Consider Bridge Income
If your unemployment extends beyond your savings runway, consider bridge income options that do not interfere with your full-time job search. Temporary work, freelancing, consulting, or part-time employment can extend your financial resources while you continue searching for a permanent position. Some people discover that bridge work evolves into a career direction they had not considered. The entrepreneurship startup guide offers guidance on turning freelance work into a sustainable business.
FAQ
How long do most people stay unemployed?
The average duration of unemployment varies by economic conditions and industry. During normal economic times, the average is 5 to 6 months. During recessions, it can extend to 9 to 12 months or longer. Professionals in high-demand fields may find work in 1 to 3 months. Plan for a longer search than you expect, and celebrate progress rather than comparing yourself to others who found work faster.

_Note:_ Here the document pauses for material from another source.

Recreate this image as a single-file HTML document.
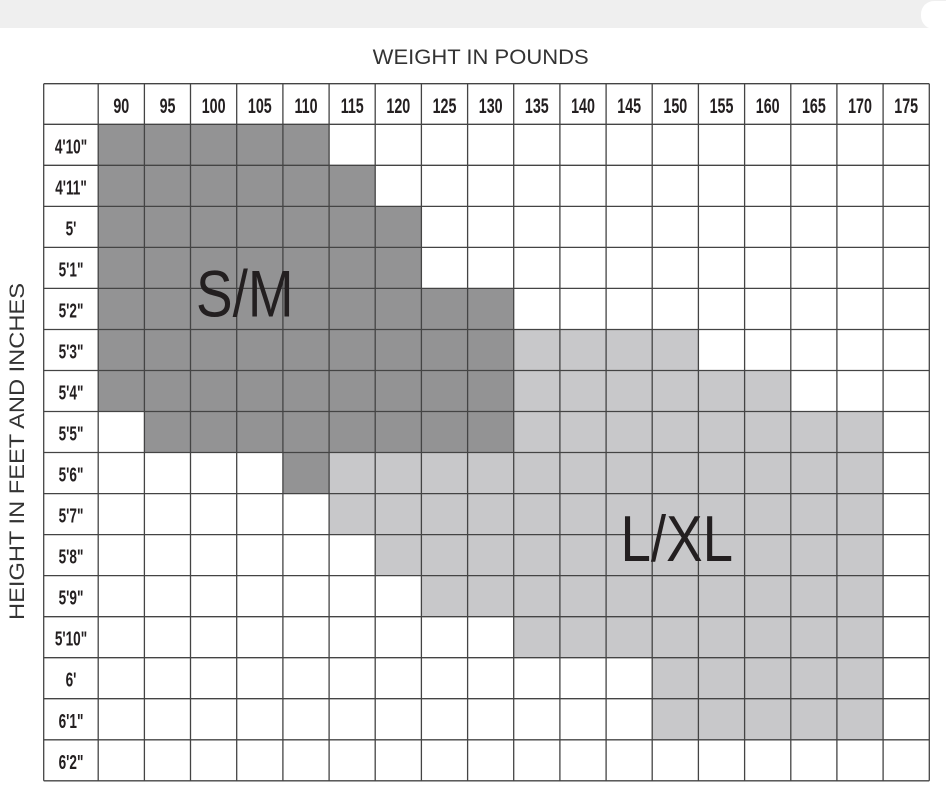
<!DOCTYPE html>
<html>
<head>
<meta charset="utf-8">
<style>
html,body{margin:0;padding:0;background:#fff;}
body{width:946px;height:802px;overflow:hidden;}
svg{display:block;}
.n{font-family:"Liberation Sans",sans-serif;font-weight:bold;font-size:21px;fill:#231f20;}
.h{font-family:"Liberation Sans",sans-serif;font-weight:bold;font-size:20px;fill:#231f20;}
</style>
</head>
<body>
<svg width="946" height="802" viewBox="0 0 946 802" xmlns="http://www.w3.org/2000/svg">
<rect x="0" y="0" width="946" height="28" fill="#efefef"/>
<rect x="921" y="1" width="40" height="28" rx="13" fill="#ffffff"/>

<text x="372.7" y="64" font-family="Liberation Sans, sans-serif" font-size="21" fill="#333" textLength="216" lengthAdjust="spacingAndGlyphs">WEIGHT IN POUNDS</text>
<text transform="translate(24,620) rotate(-90)" font-family="Liberation Sans, sans-serif" font-size="21" fill="#333" textLength="337" lengthAdjust="spacingAndGlyphs">HEIGHT IN FEET AND INCHES</text>

<!-- dark S/M -->
<g fill="#939394">
<rect x="98.2" y="124.3" width="230.9" height="41"/>
<rect x="98.2" y="165.3" width="277" height="41.1"/>
<rect x="98.2" y="206.4" width="323.2" height="82"/>
<rect x="98.2" y="288.4" width="415.5" height="123.1"/>
<rect x="144.4" y="411.5" width="369.3" height="41"/>
<rect x="282.9" y="452.5" width="46.2" height="41.1"/>
</g>
<!-- light L/XL -->
<g fill="#c8c8ca">
<rect x="513.7" y="329.5" width="184.7" height="41"/>
<rect x="513.7" y="370.5" width="277.1" height="41"/>
<rect x="513.7" y="411.5" width="369.4" height="41"/>
<rect x="329.1" y="452.5" width="554" height="82.1"/>
<rect x="375.2" y="534.6" width="507.9" height="41"/>
<rect x="421.4" y="575.6" width="461.7" height="41.1"/>
<rect x="513.7" y="616.7" width="369.4" height="41"/>
<rect x="652.2" y="657.7" width="230.9" height="82.1"/>
</g>

<!-- grid -->
<g stroke="#444" stroke-width="1.3" fill="none">
<line x1="43.7" y1="83.7" x2="43.7" y2="780.8"/>
<line x1="98.2" y1="83.7" x2="98.2" y2="780.8"/>
<line x1="144.4" y1="83.7" x2="144.4" y2="780.8"/>
<line x1="190.5" y1="83.7" x2="190.5" y2="780.8"/>
<line x1="236.7" y1="83.7" x2="236.7" y2="780.8"/>
<line x1="282.9" y1="83.7" x2="282.9" y2="780.8"/>
<line x1="329.1" y1="83.7" x2="329.1" y2="780.8"/>
<line x1="375.2" y1="83.7" x2="375.2" y2="780.8"/>
<line x1="421.4" y1="83.7" x2="421.4" y2="780.8"/>
<line x1="467.6" y1="83.7" x2="467.6" y2="780.8"/>
<line x1="513.7" y1="83.7" x2="513.7" y2="780.8"/>
<line x1="559.9" y1="83.7" x2="559.9" y2="780.8"/>
<line x1="606.1" y1="83.7" x2="606.1" y2="780.8"/>
<line x1="652.2" y1="83.7" x2="652.2" y2="780.8"/>
<line x1="698.4" y1="83.7" x2="698.4" y2="780.8"/>
<line x1="744.6" y1="83.7" x2="744.6" y2="780.8"/>
<line x1="790.8" y1="83.7" x2="790.8" y2="780.8"/>
<line x1="836.9" y1="83.7" x2="836.9" y2="780.8"/>
<line x1="883.1" y1="83.7" x2="883.1" y2="780.8"/>
<line x1="929.3" y1="83.7" x2="929.3" y2="780.8"/>

<line x1="43.7" y1="83.7" x2="929.3" y2="83.7"/>
<line x1="43.7" y1="124.3" x2="929.3" y2="124.3"/>
<line x1="43.7" y1="165.3" x2="929.3" y2="165.3"/>
<line x1="43.7" y1="206.4" x2="929.3" y2="206.4"/>
<line x1="43.7" y1="247.4" x2="929.3" y2="247.4"/>
<line x1="43.7" y1="288.4" x2="929.3" y2="288.4"/>
<line x1="43.7" y1="329.5" x2="929.3" y2="329.5"/>
<line x1="43.7" y1="370.5" x2="929.3" y2="370.5"/>
<line x1="43.7" y1="411.5" x2="929.3" y2="411.5"/>
<line x1="43.7" y1="452.5" x2="929.3" y2="452.5"/>
<line x1="43.7" y1="493.6" x2="929.3" y2="493.6"/>
<line x1="43.7" y1="534.6" x2="929.3" y2="534.6"/>
<line x1="43.7" y1="575.6" x2="929.3" y2="575.6"/>
<line x1="43.7" y1="616.7" x2="929.3" y2="616.7"/>
<line x1="43.7" y1="657.7" x2="929.3" y2="657.7"/>
<line x1="43.7" y1="698.7" x2="929.3" y2="698.7"/>
<line x1="43.7" y1="739.8" x2="929.3" y2="739.8"/>
<line x1="43.7" y1="780.8" x2="929.3" y2="780.8"/>
</g>

<!-- header numbers -->
<g class="n" text-anchor="middle">
<text transform="translate(121.3,113) scale(0.68,1)">90</text>
<text transform="translate(167.5,113) scale(0.68,1)">95</text>
<text transform="translate(213.6,113) scale(0.68,1)">100</text>
<text transform="translate(259.8,113) scale(0.68,1)">105</text>
<text transform="translate(306,113) scale(0.68,1)">110</text>
<text transform="translate(352.2,113) scale(0.68,1)">115</text>
<text transform="translate(398.3,113) scale(0.68,1)">120</text>
<text transform="translate(444.5,113) scale(0.68,1)">125</text>
<text transform="translate(490.7,113) scale(0.68,1)">130</text>
<text transform="translate(536.8,113) scale(0.68,1)">135</text>
<text transform="translate(583,113) scale(0.68,1)">140</text>
<text transform="translate(629.2,113) scale(0.68,1)">145</text>
<text transform="translate(675.3,113) scale(0.68,1)">150</text>
<text transform="translate(721.5,113) scale(0.68,1)">155</text>
<text transform="translate(767.7,113) scale(0.68,1)">160</text>
<text transform="translate(813.9,113) scale(0.68,1)">165</text>
<text transform="translate(860,113) scale(0.68,1)">170</text>
<text transform="translate(906.2,113) scale(0.68,1)">175</text>
</g>

<!-- height labels -->
<g class="h" text-anchor="middle">
<text transform="translate(71,153.3) scale(0.68,1)">4'10&quot;</text>
<text transform="translate(71,194.4) scale(0.68,1)">4'11&quot;</text>
<text transform="translate(71,235.4) scale(0.68,1)">5'</text>
<text transform="translate(71,276.4) scale(0.68,1)">5'1&quot;</text>
<text transform="translate(71,317.5) scale(0.68,1)">5'2&quot;</text>
<text transform="translate(71,358.5) scale(0.68,1)">5'3&quot;</text>
<text transform="translate(71,399.5) scale(0.68,1)">5'4&quot;</text>
<text transform="translate(71,440.5) scale(0.68,1)">5'5&quot;</text>
<text transform="translate(71,481.6) scale(0.68,1)">5'6&quot;</text>
<text transform="translate(71,522.6) scale(0.68,1)">5'7&quot;</text>
<text transform="translate(71,563.6) scale(0.68,1)">5'8&quot;</text>
<text transform="translate(71,604.7) scale(0.68,1)">5'9&quot;</text>
<text transform="translate(71,645.7) scale(0.68,1)">5'10&quot;</text>
<text transform="translate(71,686.7) scale(0.68,1)">6'</text>
<text transform="translate(71,727.8) scale(0.68,1)">6'1&quot;</text>
<text transform="translate(71,768.8) scale(0.68,1)">6'2&quot;</text>
</g>

<!-- size labels -->
<text x="196" y="316.5" font-family="Liberation Sans, sans-serif" font-size="66" fill="#231f20" textLength="97.5" lengthAdjust="spacingAndGlyphs">S/M</text>
<text x="620.5" y="561" font-family="Liberation Sans, sans-serif" font-size="64.5" fill="#231f20" textLength="112.5" lengthAdjust="spacingAndGlyphs">L/XL</text>
</svg>
</body>
</html>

Should I cash out my retirement accounts during unemployment?
Cashing out retirement accounts should be a last resort. Withdrawals before age 59.5 incur a 10 percent penalty plus ordinary income taxes. A $10,000 withdrawal might net only $6,000 to $7,000 after penalties and taxes. You also lose decades of tax-advantaged growth. Consider this option only after exhausting all other resources.
How do I handle my mortgage during unemployment?
Contact your mortgage servicer immediately to discuss options. Mortgage forbearance allows you to pause or reduce payments temporarily. Some servicers offer loan modification programs that change the terms of your loan to make payments more affordable. Be aware that forbearance does not eliminate payments — missed amounts must eventually be repaid.
Can unemployment affect my credit score?
Unemployment itself does not appear on your credit report. However, the financial consequences — missed payments, high credit utilization, defaulted accounts — do affect your score. Prioritize keeping current on essential accounts. If you must miss payments, understand that the damage is temporary and can be repaired after you return to work.